Exercise> Copy out every line exactly, passing over the pictures.

····················

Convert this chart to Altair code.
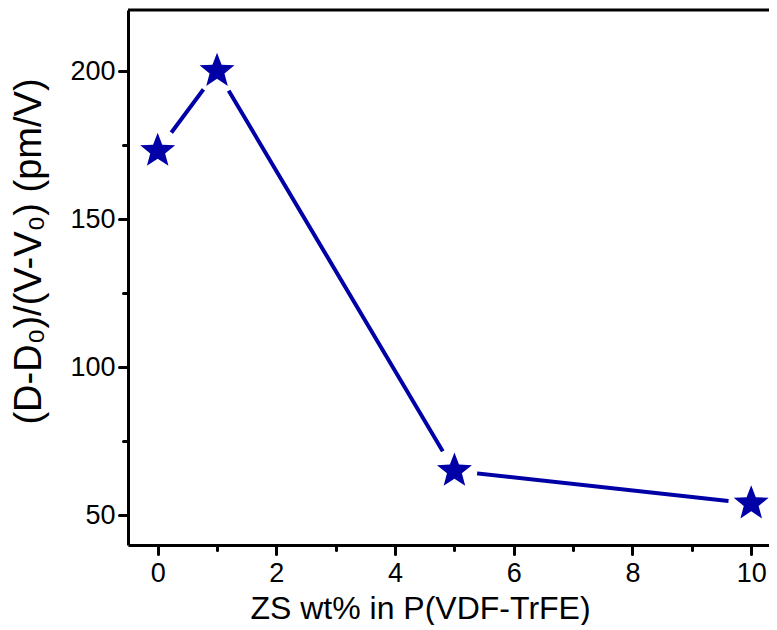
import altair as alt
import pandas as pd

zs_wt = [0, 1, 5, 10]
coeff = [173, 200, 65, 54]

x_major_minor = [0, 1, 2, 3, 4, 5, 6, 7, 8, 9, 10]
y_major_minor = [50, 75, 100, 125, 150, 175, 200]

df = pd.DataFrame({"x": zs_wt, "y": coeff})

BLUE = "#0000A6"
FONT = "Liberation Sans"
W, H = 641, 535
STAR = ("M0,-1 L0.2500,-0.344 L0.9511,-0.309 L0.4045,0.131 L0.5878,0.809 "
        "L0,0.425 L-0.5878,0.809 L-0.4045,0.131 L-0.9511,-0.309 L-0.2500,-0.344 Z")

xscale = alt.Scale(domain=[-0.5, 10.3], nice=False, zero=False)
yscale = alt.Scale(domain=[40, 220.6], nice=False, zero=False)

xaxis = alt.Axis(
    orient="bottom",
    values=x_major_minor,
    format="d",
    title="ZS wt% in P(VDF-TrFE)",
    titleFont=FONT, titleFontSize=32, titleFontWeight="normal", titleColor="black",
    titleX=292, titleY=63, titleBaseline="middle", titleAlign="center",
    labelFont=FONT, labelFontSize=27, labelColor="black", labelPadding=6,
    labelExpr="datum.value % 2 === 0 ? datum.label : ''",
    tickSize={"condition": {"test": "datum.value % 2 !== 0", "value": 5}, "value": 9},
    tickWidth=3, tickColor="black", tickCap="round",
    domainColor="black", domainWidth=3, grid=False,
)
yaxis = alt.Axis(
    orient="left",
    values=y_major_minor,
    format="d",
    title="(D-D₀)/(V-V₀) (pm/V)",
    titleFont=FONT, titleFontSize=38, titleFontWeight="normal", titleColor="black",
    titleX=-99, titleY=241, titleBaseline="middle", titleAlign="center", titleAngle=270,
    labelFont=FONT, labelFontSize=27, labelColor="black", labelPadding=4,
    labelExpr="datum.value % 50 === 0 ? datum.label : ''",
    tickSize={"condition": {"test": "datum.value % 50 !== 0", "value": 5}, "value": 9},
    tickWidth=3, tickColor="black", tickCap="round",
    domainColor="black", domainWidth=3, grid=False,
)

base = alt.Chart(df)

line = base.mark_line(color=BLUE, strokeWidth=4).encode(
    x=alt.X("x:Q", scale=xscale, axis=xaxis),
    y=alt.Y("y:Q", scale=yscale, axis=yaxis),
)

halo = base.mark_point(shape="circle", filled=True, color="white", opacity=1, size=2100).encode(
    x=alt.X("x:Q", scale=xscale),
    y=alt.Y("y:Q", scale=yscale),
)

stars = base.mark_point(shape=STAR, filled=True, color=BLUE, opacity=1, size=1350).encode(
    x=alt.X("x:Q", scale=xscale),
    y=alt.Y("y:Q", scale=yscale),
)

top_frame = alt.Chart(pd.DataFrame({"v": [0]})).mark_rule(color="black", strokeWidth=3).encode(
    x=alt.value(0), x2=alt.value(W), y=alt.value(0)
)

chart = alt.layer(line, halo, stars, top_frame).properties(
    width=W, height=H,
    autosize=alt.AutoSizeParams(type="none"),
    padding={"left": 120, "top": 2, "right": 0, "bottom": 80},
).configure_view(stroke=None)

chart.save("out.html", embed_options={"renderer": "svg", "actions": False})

····················

Response>
Convert this chart to Altair code.
import altair as alt
import pandas as pd

zs_wt = [0, 1, 5, 10]
coeff = [173, 200, 65, 54]

x_major_minor = [0, 1, 2, 3, 4, 5, 6, 7, 8, 9, 10]
y_major_minor = [50, 75, 100, 125, 150, 175, 200]

df = pd.DataFrame({"x": zs_wt, "y": coeff})

BLUE = "#0000A6"
FONT = "Liberation Sans"
W, H = 641, 535
STAR = ("M0,-1 L0.2500,-0.344 L0.9511,-0.309 L0.4045,0.131 L0.5878,0.809 "
        "L0,0.425 L-0.5878,0.809 L-0.4045,0.131 L-0.9511,-0.309 L-0.2500,-0.344 Z")

xscale = alt.Scale(domain=[-0.5, 10.3], nice=False, zero=False)
yscale = alt.Scale(domain=[40, 220.6], nice=False, zero=False)

xaxis = alt.Axis(
    orient="bottom",
    values=x_major_minor,
    format="d",
    title="ZS wt% in P(VDF-TrFE)",
    titleFont=FONT, titleFontSize=32, titleFontWeight="normal", titleColor="black",
    titleX=292, titleY=63, titleBaseline="middle", titleAlign="center",
    labelFont=FONT, labelFontSize=27, labelColor="black", labelPadding=6,
    labelExpr="datum.value % 2 === 0 ? datum.label : ''",
    tickSize={"condition": {"test": "datum.value % 2 !== 0", "value": 5}, "value": 9},
    tickWidth=3, tickColor="black", tickCap="round",
    domainColor="black", domainWidth=3, grid=False,
)
yaxis = alt.Axis(
    orient="left",
    values=y_major_minor,
    format="d",
    title="(D-D₀)/(V-V₀) (pm/V)",
    titleFont=FONT, titleFontSize=38, titleFontWeight="normal", titleColor="black",
    titleX=-99, titleY=241, titleBaseline="middle", titleAlign="center", titleAngle=270,
    labelFont=FONT, labelFontSize=27, labelColor="black", labelPadding=4,
    labelExpr="datum.value % 50 === 0 ? datum.label : ''",
    tickSize={"condition": {"test": "datum.value % 50 !== 0", "value": 5}, "value": 9},
    tickWidth=3, tickColor="black", tickCap="round",
    domainColor="black", domainWidth=3, grid=False,
)

base = alt.Chart(df)

line = base.mark_line(color=BLUE, strokeWidth=4).encode(
    x=alt.X("x:Q", scale=xscale, axis=xaxis),
    y=alt.Y("y:Q", scale=yscale, axis=yaxis),
)

halo = base.mark_point(shape="circle", filled=True, color="white", opacity=1, size=2100).encode(
    x=alt.X("x:Q", scale=xscale),
    y=alt.Y("y:Q", scale=yscale),
)

stars = base.mark_point(shape=STAR, filled=True, color=BLUE, opacity=1, size=1350).encode(
    x=alt.X("x:Q", scale=xscale),
    y=alt.Y("y:Q", scale=yscale),
)

top_frame = alt.Chart(pd.DataFrame({"v": [0]})).mark_rule(color="black", strokeWidth=3).encode(
    x=alt.value(0), x2=alt.value(W), y=alt.value(0)
)

chart = alt.layer(line, halo, stars, top_frame).properties(
    width=W, height=H,
    autosize=alt.AutoSizeParams(type="none"),
    padding={"left": 120, "top": 2, "right": 0, "bottom": 80},
).configure_view(stroke=None)

chart.save("out.html", embed_options={"renderer": "svg", "actions": False})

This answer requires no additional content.